The problem is that I want to use the results from the code interpreter exactly as they are, but the agent seems to paraphrase or modify the output instead of using it directly.

Is there any way to ensure that the agent uses the raw output from the code interpreter without altering it?

In other words, is there a way to directly use the values computed by the code interpreter as-is?

1 Like

Hi @dlfdltkatk

On the python Agents SDK, you should be able to do that by examining the new_items which are the new items generated during the agent run. These include things like new messages, tool calls and their outputs, etc.

Everything hinges on reading role: "tool" messages (or their streaming deltas) and ignoring the assistant’s prose.

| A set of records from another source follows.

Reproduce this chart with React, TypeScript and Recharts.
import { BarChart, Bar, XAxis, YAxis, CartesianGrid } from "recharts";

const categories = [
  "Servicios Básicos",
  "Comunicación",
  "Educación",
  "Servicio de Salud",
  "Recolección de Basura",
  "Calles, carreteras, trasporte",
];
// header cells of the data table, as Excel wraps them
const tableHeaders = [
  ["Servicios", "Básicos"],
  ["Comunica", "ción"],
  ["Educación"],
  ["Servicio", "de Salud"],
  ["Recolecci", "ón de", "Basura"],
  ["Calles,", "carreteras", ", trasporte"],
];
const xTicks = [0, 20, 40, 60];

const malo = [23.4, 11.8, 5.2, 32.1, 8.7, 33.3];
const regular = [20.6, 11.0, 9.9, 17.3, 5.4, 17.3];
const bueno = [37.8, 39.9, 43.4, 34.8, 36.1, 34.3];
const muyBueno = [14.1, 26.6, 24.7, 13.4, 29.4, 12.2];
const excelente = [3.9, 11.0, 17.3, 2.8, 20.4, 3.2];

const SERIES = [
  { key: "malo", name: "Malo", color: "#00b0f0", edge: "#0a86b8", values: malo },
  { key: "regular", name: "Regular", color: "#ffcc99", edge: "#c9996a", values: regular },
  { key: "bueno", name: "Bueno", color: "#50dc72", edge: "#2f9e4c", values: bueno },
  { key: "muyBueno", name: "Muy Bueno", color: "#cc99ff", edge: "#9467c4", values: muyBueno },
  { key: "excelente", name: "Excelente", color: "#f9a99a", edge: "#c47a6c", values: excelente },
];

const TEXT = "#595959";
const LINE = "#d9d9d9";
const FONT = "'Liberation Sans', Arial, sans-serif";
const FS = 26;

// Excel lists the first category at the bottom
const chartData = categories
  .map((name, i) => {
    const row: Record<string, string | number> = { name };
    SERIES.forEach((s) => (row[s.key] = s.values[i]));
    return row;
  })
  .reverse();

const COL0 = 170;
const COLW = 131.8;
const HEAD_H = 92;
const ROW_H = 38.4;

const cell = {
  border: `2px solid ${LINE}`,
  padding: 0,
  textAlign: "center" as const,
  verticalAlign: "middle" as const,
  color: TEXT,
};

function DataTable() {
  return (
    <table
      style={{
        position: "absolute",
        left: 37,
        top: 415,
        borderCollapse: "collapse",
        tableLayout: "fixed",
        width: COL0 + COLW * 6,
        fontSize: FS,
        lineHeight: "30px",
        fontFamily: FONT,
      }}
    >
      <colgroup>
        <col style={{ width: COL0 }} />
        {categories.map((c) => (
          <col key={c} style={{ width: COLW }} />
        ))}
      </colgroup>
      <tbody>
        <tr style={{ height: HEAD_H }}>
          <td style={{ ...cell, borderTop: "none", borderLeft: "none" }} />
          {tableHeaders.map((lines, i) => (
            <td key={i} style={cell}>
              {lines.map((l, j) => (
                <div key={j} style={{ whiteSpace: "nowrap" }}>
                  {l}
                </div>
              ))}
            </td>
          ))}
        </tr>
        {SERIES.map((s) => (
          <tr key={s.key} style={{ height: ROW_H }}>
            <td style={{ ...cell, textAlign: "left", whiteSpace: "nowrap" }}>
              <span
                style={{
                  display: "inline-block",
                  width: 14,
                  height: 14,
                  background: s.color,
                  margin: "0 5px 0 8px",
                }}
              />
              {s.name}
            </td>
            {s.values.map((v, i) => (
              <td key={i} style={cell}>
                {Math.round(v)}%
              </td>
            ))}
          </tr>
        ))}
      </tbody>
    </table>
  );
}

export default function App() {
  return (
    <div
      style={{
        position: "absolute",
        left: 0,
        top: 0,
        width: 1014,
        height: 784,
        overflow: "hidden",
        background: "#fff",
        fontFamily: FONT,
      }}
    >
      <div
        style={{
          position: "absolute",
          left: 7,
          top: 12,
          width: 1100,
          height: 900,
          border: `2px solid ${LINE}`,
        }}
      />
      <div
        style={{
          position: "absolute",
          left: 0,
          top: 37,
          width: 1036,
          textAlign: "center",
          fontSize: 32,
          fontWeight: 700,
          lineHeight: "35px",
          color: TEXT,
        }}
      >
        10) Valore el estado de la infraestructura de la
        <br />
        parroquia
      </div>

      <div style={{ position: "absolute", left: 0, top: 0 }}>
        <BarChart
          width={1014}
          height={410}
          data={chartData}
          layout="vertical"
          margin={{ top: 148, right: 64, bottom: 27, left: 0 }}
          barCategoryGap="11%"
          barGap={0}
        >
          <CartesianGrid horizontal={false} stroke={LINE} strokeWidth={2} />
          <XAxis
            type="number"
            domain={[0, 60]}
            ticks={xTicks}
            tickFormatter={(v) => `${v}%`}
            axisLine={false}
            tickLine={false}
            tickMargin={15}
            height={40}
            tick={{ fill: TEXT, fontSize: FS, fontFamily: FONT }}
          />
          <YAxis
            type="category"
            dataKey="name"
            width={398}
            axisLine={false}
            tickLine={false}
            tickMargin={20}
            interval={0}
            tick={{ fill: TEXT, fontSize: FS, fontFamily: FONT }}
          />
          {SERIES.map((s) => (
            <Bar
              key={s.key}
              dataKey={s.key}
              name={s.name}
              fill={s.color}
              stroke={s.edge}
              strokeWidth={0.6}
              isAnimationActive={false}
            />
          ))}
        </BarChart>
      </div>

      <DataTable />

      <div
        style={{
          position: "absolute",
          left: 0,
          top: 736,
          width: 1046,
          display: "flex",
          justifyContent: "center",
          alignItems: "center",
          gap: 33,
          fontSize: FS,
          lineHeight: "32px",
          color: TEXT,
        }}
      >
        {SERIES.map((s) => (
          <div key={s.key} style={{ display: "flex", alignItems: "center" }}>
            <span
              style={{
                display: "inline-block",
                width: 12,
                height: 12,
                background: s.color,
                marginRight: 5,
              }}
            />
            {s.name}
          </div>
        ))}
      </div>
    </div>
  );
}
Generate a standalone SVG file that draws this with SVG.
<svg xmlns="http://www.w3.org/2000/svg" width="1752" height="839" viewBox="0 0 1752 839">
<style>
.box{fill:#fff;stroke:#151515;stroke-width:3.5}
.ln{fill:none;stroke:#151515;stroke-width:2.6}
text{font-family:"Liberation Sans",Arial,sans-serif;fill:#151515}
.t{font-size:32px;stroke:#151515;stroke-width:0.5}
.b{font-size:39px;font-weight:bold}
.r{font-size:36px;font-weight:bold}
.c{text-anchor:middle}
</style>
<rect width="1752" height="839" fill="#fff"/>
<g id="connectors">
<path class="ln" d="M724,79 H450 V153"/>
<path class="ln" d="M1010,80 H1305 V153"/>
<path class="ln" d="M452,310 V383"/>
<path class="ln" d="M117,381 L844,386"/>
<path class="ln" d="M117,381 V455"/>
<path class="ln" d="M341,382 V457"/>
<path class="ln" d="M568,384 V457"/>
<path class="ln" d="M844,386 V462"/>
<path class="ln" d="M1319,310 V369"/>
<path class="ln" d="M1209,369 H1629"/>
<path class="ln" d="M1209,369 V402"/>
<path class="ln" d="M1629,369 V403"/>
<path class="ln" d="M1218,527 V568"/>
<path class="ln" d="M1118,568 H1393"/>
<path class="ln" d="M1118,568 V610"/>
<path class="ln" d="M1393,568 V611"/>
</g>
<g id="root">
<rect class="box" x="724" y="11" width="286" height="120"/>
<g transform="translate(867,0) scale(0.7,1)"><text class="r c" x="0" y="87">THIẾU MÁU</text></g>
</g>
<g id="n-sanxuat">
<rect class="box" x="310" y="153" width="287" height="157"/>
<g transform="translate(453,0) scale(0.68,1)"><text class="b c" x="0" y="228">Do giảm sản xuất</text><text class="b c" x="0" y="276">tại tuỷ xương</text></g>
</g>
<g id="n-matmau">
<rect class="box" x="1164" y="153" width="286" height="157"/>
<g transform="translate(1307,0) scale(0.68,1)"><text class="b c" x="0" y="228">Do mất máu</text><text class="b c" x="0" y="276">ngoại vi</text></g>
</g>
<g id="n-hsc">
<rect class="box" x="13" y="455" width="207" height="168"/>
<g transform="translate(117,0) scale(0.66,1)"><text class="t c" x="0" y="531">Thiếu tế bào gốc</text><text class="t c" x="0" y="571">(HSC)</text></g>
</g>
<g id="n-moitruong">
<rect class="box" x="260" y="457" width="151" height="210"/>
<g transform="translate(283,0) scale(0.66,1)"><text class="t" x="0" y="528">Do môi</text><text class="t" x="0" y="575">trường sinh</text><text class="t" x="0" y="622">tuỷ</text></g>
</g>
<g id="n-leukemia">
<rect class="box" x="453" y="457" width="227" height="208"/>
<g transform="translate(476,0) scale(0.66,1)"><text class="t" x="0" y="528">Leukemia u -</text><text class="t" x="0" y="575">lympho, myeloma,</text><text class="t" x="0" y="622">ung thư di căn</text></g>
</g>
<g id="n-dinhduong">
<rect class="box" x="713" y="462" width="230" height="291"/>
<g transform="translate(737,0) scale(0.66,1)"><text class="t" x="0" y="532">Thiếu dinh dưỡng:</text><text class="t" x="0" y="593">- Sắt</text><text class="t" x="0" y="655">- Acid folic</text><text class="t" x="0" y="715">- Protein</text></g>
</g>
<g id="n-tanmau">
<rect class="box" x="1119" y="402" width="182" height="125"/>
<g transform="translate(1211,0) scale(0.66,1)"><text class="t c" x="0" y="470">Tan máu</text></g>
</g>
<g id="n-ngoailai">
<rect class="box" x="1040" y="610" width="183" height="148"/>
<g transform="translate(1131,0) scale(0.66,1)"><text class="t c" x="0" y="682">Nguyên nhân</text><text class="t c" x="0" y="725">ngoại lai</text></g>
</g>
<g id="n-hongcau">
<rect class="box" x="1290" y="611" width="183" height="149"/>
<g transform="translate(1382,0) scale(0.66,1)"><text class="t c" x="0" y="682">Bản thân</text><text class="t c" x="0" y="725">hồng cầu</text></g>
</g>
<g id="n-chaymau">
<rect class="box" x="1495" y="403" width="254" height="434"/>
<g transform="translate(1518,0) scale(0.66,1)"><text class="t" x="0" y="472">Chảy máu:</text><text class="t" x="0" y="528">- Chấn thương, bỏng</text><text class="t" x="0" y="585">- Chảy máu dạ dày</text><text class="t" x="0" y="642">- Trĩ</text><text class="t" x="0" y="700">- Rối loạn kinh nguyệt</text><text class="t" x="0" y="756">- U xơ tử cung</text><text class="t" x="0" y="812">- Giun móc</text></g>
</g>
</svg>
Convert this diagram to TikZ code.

Here’s an example to get you started:

import asyncio

from agents import Agent, Runner, CodeInterpreterTool, ToolCallOutputItem


agent = Agent(
    name="Hello world",
    instructions="You are a helpful agent.",
    tools=[CodeInterpreterTool(tool_config = {
        "type": "code_interpreter",
        "container":{"type": "auto"}
    })],
    model="gpt-4o"
)


async def main():
    result = await Runner.run(agent, input="Which element in the fibonacci series is the 11th prime number in the series")
    print(result.final_output)
    # 1) All raw model/tool messages
    print(result.raw_responses);   # every LLM + tool message exactly as produced

    # 2) Just the code‑interpreter result
    for item in result.new_items:                  # each is a RunItem
        if isinstance(item, ToolCallOutputItem):
            print(item.raw_item)                   # exact tool output


if __name__ == "__main__":
    asyncio.run(main())

Hope this helps.

4 Likes

Thank you for your response.
I attempted to retrieve the output using the following code:

for new_item in result.new_items:
    if (
        new_item.type == "tool_call_item" 
        and new_item.raw_item.type == "code_interpreter_call"
    ):
        ...

However, I found that it does not capture the actual output of the code executed by the code interpreter.

To work around this, I’m currently having the code interpreter explicitly write results to a file, and then I try to read that file afterward.
But I’ve been running into frequent issues where the files created by the code interpreter are not retrievable via client.containers.files.list.

Do you happen to know any potential solutions or recommended approaches for handling this?